[The following is a post written at my invitation by Professor Duncan Buell from the University of South Carolina. Curiously, the poll Professor Buell mentions below is no longer listed in the list of past & present polls on the Courier-Journal site, but is available if you kept the link.]
On Thursday, March 21, in the midst of Kentucky’s deliberation over allowing votes to be cast over the Internet, the daily poll of the Louisville Courier-Journal asked the readers, “Should overseas military personnel be allowed to vote via the Internet?” This happened the day before their editorial rightly argued against Internet voting at this time.

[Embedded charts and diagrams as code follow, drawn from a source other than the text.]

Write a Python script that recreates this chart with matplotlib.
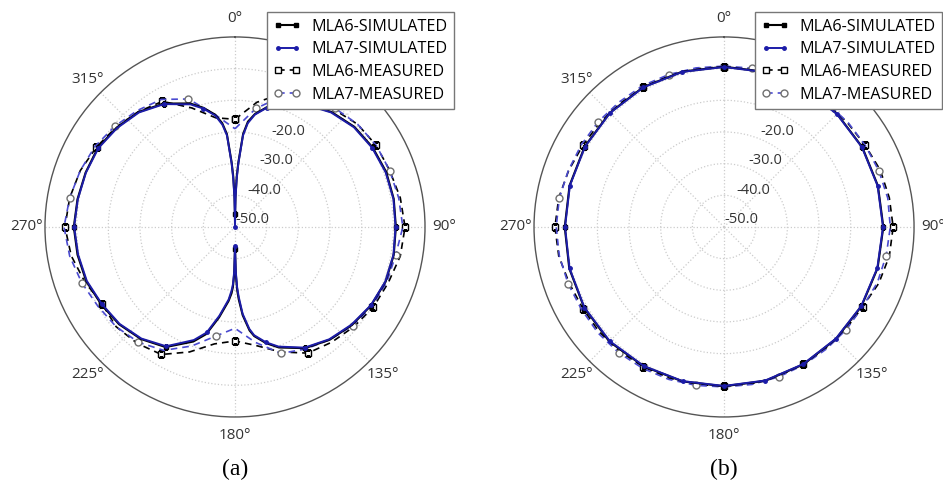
import numpy as np
import matplotlib
matplotlib.use('Agg')
import matplotlib.pyplot as plt

plt.rcParams['font.family'] = ['Open Sans', 'DejaVu Sans']

# ---- panel (a): E-plane, figure-eight pattern ----
ang_sim_a = [0, 1, 2, 3, 5, 7, 10, 15, 20, 30, 40, 50, 60, 70, 80, 90, 100, 110, 120,
             130, 140, 150, 160, 165, 170, 172, 175, 177, 178, 179, 180, 181, 182, 183,
             185, 188, 190, 195, 200, 210, 220, 230, 240, 250, 260, 270, 280, 290, 300,
             310, 320, 330, 340, 345, 350, 353, 355, 357, 358, 359, 360]
mla6_sim_a = [-46, -40, -34, -29.5, -20.5, -16.5, -13.8, -10.8, -8.2, -5.2, -2.6, -0.8, 0.2, 0.8, 0.9, 0.8, 0.9, 0.6, -0.4,
              -1.8, -3.5, -5.8, -9.5, -12, -15, -17, -22, -27, -30, -35, -43, -35, -31, -29,
              -26.5, -23.5, -21, -15, -11.5, -6.2, -3.8, -2.2, -1.2, 0, 0.5, 0.9, 0.5, 0.2, 0,
              -1.2, -2.6, -5.0, -8.5, -11, -14, -17, -20.5, -29.5, -34, -40, -46]
mla7_sim_a = [-50, -41, -35, -30, -21, -17, -14, -11, -8.4, -5.4, -2.8, -1.0, 0.0, 0.6, 0.8, 0.7, 0.8, 0.5, -0.5,
              -2.0, -3.7, -6.0, -9.8, -12.3, -15.3, -17.5, -22.5, -28, -31, -36, -44, -36, -32, -30,
              -27, -24, -21.5, -15.5, -12, -6.5, -4.0, -2.4, -1.4, -0.2, 0.3, 0.8, 0.4, 0.1, -0.2,
              -1.4, -2.8, -5.2, -8.8, -11.3, -14.3, -17.5, -21, -30, -35, -41, -50]

ang_meas = list(range(0, 361, 10))
mla6_meas_a = [-16, -10, -5, -3, -1.5, 0.5, 1.5, 2, 3, 3.7, 3, 1.5, 0.5, -1, -2.5, -4, -8, -12, -14,
               -12.5, -8, -3.5, -2, -1, -1.5, 0.5, 2.5, 3.7, 3, 2, 0.5, -1, -2.5, -4.2, -10, -15, -16]
mla7_meas_a = [-19, -12, -6, -4, -1, 0.5, 1.5, 2, 2.5, 3, 1.5, 1, 0, -1.5, -3.5, -5.5, -7.5, -13, -18,
               -15, -10, -5, -2.5, -1, 0, 1.5, 3, 4, 3, 2, 1, -0.5, -2, -3.5, -7, -14, -19]

# ---- panel (b): H-plane, near omnidirectional ----
ang_sim_b = list(range(0, 361, 15))
mla6_sim_b = [0.6, 0.7, 0.6, 0.5, 0.4, 0.3, 0.3, 0.2, 0.1, 0.0, 0.1, 0.3, 0.3,
              0.5, 0.8, 1.2, 1.0, 0.6, 0.3, 0.5, 0.8, 1.0, 1.0, 0.8, 0.6]
mla7_sim_b = [0.5, 0.6, 0.5, 0.4, 0.3, 0.2, 0.2, 0.1, 0.0, -0.1, 0.0, 0.2, 0.2,
              0.4, 0.7, 1.0, 0.9, 0.5, 0.2, 0.4, 0.7, 0.9, 0.9, 0.7, 0.5]
mla6_meas_b = [0.6, 0.5, 0.5, 0.5, 0.8, 1, 1.5, 2.5, 3, 3.4, 3, 2, 0.5, 0.2, 0, 0, 0.2, 0.3, 0.3,
               0.5, 0.8, 1, 1.3, 1.5, 1.5, 2, 3, 3.4, 3, 2.2, 1.5, 1.2, 1, 1, 0.8, 0.7, 0.6]
mla7_meas_b = [0.8, 0.9, 0.7, 0.5, 0.8, 1.2, 1.5, 2, 2.5, 2.5, 2, 1.5, 0.5, 0.4, 0.3, 0.3, 0.4, 0.5, 0.5,
               0.8, 1.2, 1.5, 1.8, 2, 2, 2.4, 2.8, 3, 2.8, 2.3, 2, 1.8, 1.5, 1.5, 1.2, 1, 0.8]

r_ticks = [-50, -40, -30, -20, -10, 0]
theta_ticks = [0, 45, 90, 135, 180, 225, 270, 315]
labels = ['MLA6-SIMULATED', 'MLA7-SIMULATED', 'MLA6-MEASURED', 'MLA7-MEASURED']
captions = ['(a)', '(b)']

blue = '#1c1ca8'
mblue = '#4a4ad0'


def every(ang, step):
    return [i for i, a in enumerate(ang) if a % step == 0 and a < 360]


fig = plt.figure(figsize=(9.43, 4.83), dpi=100)
panels = [
    (0.0477, 0.2831, ang_sim_a, mla6_sim_a, mla7_sim_a, mla6_meas_a, mla7_meas_a),
    (0.5663, 0.8006, ang_sim_b, mla6_sim_b, mla7_sim_b, mla6_meas_b, mla7_meas_b),
]

for k, (left, lx, angs, s6, s7, m6, m7) in enumerate(panels):
    ax = fig.add_axes([left, 0.1366, 0.403, 0.787], projection='polar')
    ax.set_theta_zero_location('N')
    ax.set_theta_direction(-1)

    t_sim = np.deg2rad(angs)
    t_meas = np.deg2rad(ang_meas)
    ax.plot(t_sim, s6, color='black', lw=1.5, marker='s', ms=3.5,
            markevery=every(angs, 30), label=labels[0], zorder=4)
    ax.plot(t_sim, s7, color=blue, lw=1.4, marker='o', ms=2.5,
            markevery=every(angs, 15), label=labels[1], zorder=4)
    ax.plot(t_meas, m6, color='black', lw=1.2, ls=(0, (4, 3)), marker='s', ms=5,
            mfc='white', mec='black', mew=1.0, markevery=slice(0, None, 3), label=labels[2], zorder=3)
    ax.plot(t_meas, m7, color=mblue, lw=1.2, ls=(0, (4, 3)), marker='o', ms=5,
            mfc='white', mec='#707070', mew=1.0, markevery=slice(1, None, 3), label=labels[3], zorder=3)

    ax.set_ylim(-50, 10)
    ax.set_yticks(r_ticks)
    ax.set_yticklabels([])
    ax.set_xticks(np.deg2rad(theta_ticks))
    ax.set_xticklabels([f'{t}\u00b0' for t in theta_ticks], fontsize=11, color='#333333')
    ax.tick_params(axis='x', pad=3)
    ax.grid(True, color='#cccccc', ls=':', lw=0.9)
    ax.spines['polar'].set_color('#555555')
    ax.spines['polar'].set_linewidth(1.0)

    for r in r_ticks:
        ax.text(np.deg2rad(22.5), r, f'{r:.1f}', ha='left', va='bottom',
                fontsize=10.5, color='#333333', zorder=2)

    leg = ax.legend(loc='upper left', bbox_to_anchor=(lx, 0.975), bbox_transform=fig.transFigure,
                    fontsize=11.6, fancybox=False, framealpha=1, edgecolor='#777777',
                    numpoints=2, handlelength=1.7, borderpad=0.4, labelspacing=0.42,
                    handletextpad=0.65, borderaxespad=0)
    leg.get_frame().set_linewidth(1.0)
    leg.set_zorder(10)

    fig.text(left + 0.2015, 0.029, captions[k], ha='center', va='center',
             fontsize=17, family='Liberation Serif')

fig.savefig('out.png', dpi=100)
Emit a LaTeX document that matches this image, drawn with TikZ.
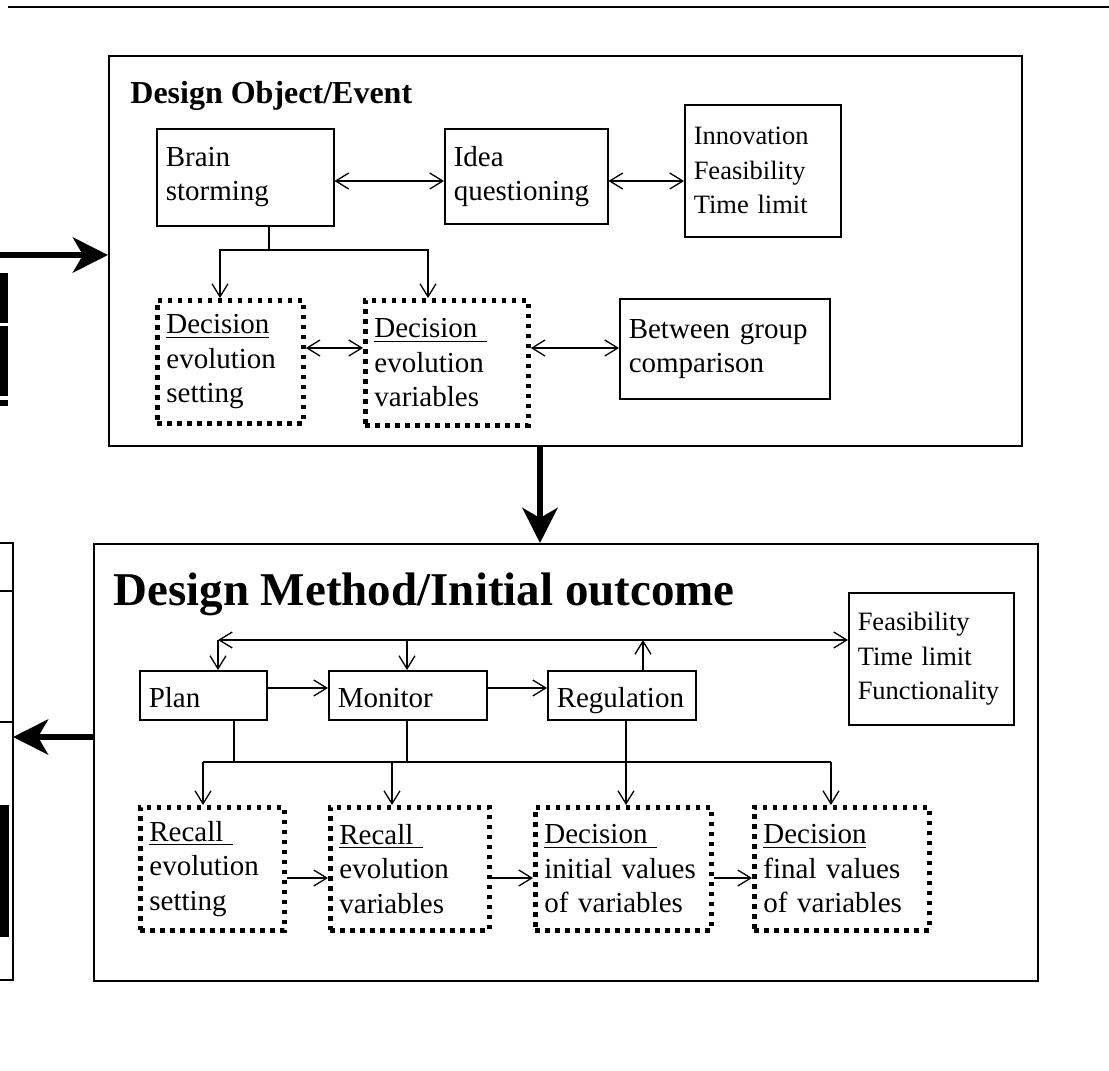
\documentclass[tikz,border=0pt]{standalone}
\usepackage{fontspec}
\setmainfont{Liberation Serif}
\usetikzlibrary{arrows.meta}

\tikzset{
  >={Straight Barb[length=6.5pt,width=8pt]},
  frame/.style={draw, line width=1pt, anchor=north west, inner sep=0pt},
  box/.style={draw, line width=0.75pt, anchor=north west, align=left,
    inner xsep=4.5pt, inner ysep=0pt, font=\fontsize{14.5}{17}\selectfont},
  listbox/.style={box, font=\fontsize{13.25}{17.25}\selectfont},
  onebox/.style={box, text height=13pt, text depth=1pt, minimum height=24.5pt},
  dotbox/.style={box, line width=2.4pt, dash pattern=on 2.4pt off 2.6pt,
    font=\fontsize{14.5}{17.25}\selectfont},
  heading/.style={anchor=base west, inner sep=0pt},
  link/.style={line width=0.65pt},
  bigarrow/.style={line width=3pt, -{Stealth[length=17.5pt,width=17.5pt,inset=5pt]}}
}

\begin{document}
\begin{tikzpicture}[x=0.5pt,y=-0.5pt]
  \useasboundingbox (0,0) rectangle (1109,1071);
  \draw[line width=1pt] (8,7) -- (1109,7);

  %% what is left of the boxes on the left
  \draw[line width=4pt] (4,273) -- (4,323) (4,326) -- (4,396) (4,400) -- (4,406);
  \draw[line width=1pt] (0,543) -- (13,543) -- (13,980) -- (0,980);
  \draw[line width=1pt] (0,591) -- (13,591) (0,722) -- (13,722);
  \fill (0,805) rectangle (9,937);

  %% Design Object/Event
  \node[frame, minimum width=456.5pt, minimum height=195pt] (objbox) at (108,55) {};
  \node[heading, font=\bfseries\fontsize{16}{19}\selectfont] (objtitle) at (130,103) {Design Object/Event};

  \node[box, text width=79.5pt, minimum height=48.5pt] (brain) at (156,128) {Brain\\storming};
  \node[box, text width=72.5pt, minimum height=47.5pt] (idea) at (444,128) {Idea\\questioning};
  \node[listbox, text width=69pt, minimum height=66pt] (innov) at (684,104) {Innovation\\Feasibility\\Time limit};
  \node[dotbox, text width=64pt, minimum height=61.5pt] (dec1) at (155,298) {\underline{Decision}\\evolution\\setting};
  \node[dotbox, text width=72.5pt, minimum height=62.5pt] (dec2) at (363,298) {\underline{Decision\ }\\evolution\\variables};
  \node[box, text width=96pt, minimum height=50pt] (between) at (619,298) {Between group\\comparison};

  \coordinate (r1) at (0,181);
  \coordinate (r2) at (0,348);
  \coordinate (bs) at (269,250);
  \coordinate (bsl) at (220,250);
  \coordinate (bsr) at (428,250);
  \draw[link,<->] (brain.east |- r1) -- (idea.west |- r1);
  \draw[link,<->] (idea.east |- r1) -- (innov.west |- r1);
  \draw[link] (brain.south -| bs) -- (bs);
  \draw[link,->] (bs) -- (bsl) -- (bsl |- dec1.north);
  \draw[link,->] (bs) -- (bsr) -- (bsr |- dec2.north);
  \draw[link,<->] (dec1.east |- r2) -- (dec2.west |- r2);
  \draw[link,<->] (dec2.east |- r2) -- (between.west |- r2);

  %% Design Method/Initial outcome
  \node[frame, minimum width=472pt, minimum height=218.5pt] (methbox) at (93,543) {};
  \node[heading, font=\bfseries\fontsize{23.5}{28}\selectfont] (methtitle) at (113,605) {Design Method/Initial outcome};

  \node[listbox, text width=73.5pt, minimum height=66pt] (feas) at (848,592) {Feasibility\\Time limit\\Functionality};
  \node[onebox, text width=54.5pt] (plan) at (139,670) {Plan};
  \node[onebox, text width=70pt] (monitor) at (328,670) {Monitor};
  \node[onebox, text width=65pt] (regul) at (547,670) {Regulation};
  \node[dotbox, text width=63pt, minimum height=61.5pt] (rec1) at (138,805) {\underline{Recall\ }\\evolution\\setting};
  \node[dotbox, text width=70.5pt, minimum height=61.5pt] (rec2) at (328,805) {\underline{Recall\ }\\evolution\\variables};
  \node[dotbox, text width=79pt, minimum height=61.5pt] (decini) at (533,805) {\underline{Decision\ }\\initial values\\of variables};
  \node[dotbox, text width=78.5pt, minimum height=61.5pt] (decfin) at (752,805) {\underline{Decision}\\final values\\of variables};

  \coordinate (tl) at (218,640);
  \coordinate (tm) at (407,640);
  \coordinate (tr) at (643,640);
  \coordinate (r3) at (0,688);
  \coordinate (r4) at (0,878);
  \coordinate (ps) at (234,762);
  \coordinate (ms) at (407,762);
  \coordinate (rs) at (626,762);
  \coordinate (b1) at (203,762);
  \coordinate (b2) at (392,762);
  \coordinate (b4) at (831,762);
  \draw[link,<->] (tl) -- (feas.west |- tl);
  \draw[link,->] (tl) -- (tl |- plan.north);
  \draw[link,->] (tm) -- (tm |- monitor.north);
  \draw[link,->] (regul.north -| tr) -- (tr);
  \draw[link,->] (plan.east |- r3) -- (monitor.west |- r3);
  \draw[link,->] (monitor.east |- r3) -- (regul.west |- r3);
  \draw[link] (plan.south -| ps) -- (ps);
  \draw[link] (monitor.south -| ms) -- (ms);
  \draw[link,->] (regul.south -| rs) -- (rs |- decini.north);
  \draw[link] (b1) -- (b4);
  \draw[link,->] (b1) -- (b1 |- rec1.north);
  \draw[link,->] (b2) -- (b2 |- rec2.north);
  \draw[link,->] (b4) -- (b4 |- decfin.north);
  \draw[link,->] (rec1.east |- r4) -- (rec2.west |- r4);
  \draw[link,->] (rec2.east |- r4) -- (decini.west |- r4);
  \draw[link,->] (decini.east |- r4) -- (decfin.west |- r4);

  %% between the two boxes and out to the left
  \coordinate (inarrow) at (0,255);
  \coordinate (midarrow) at (540,0);
  \coordinate (outarrow) at (13,737);
  \draw[bigarrow] (inarrow) -- (objbox.west |- inarrow);
  \draw[bigarrow] (objbox.south -| midarrow) -- (methbox.north -| midarrow);
  \draw[bigarrow] (methbox.west |- outarrow) -- (outarrow);
\end{tikzpicture}
\end{document}
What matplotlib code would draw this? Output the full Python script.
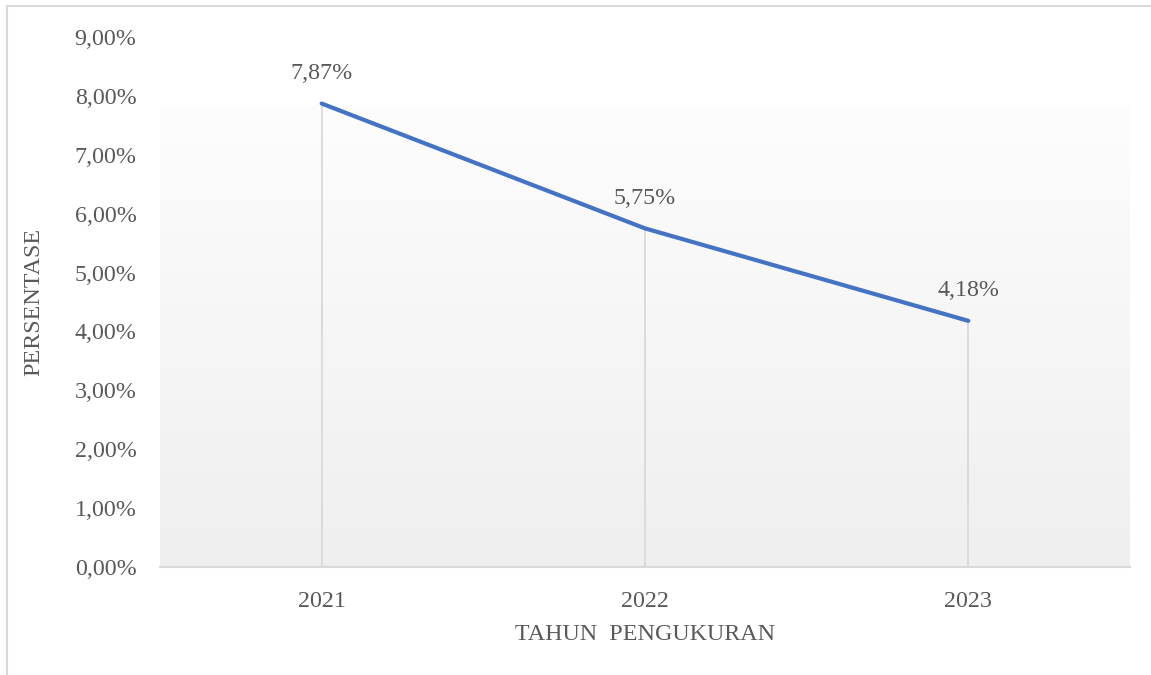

One of the multiple choice answers was “Yes, it can be made just as secure as any balloting system.” This brings up the old adage, “we are all entitled to our own opinions, but we are not entitled to our own facts.” The simple fact is that Internet voting is possible – but it is definitely NOT as secure as some other balloting systems. This is not a matter of opinion, but a matter of fact. Votes cast over the Internet are easily subject to corruption in a number of different ways.
To illustrate this point, two colleagues, both former students, wrote simple software scripts that allowed us to vote multiple times in the paper’s opinion poll. We could have done this with repeated mouse clicks on the website, but the scripts allowed us to do it automatically, and by night’s end we had voted 60,000 times. The poll vendor’s website claims that it blocks repeated voting, but that claim is clearly not entirely true. We did not break in to change the totals. We did not breach the security of the Courier-Journal’s computers. We simply used programs instead of mouse clicks to vote on the poll website itself.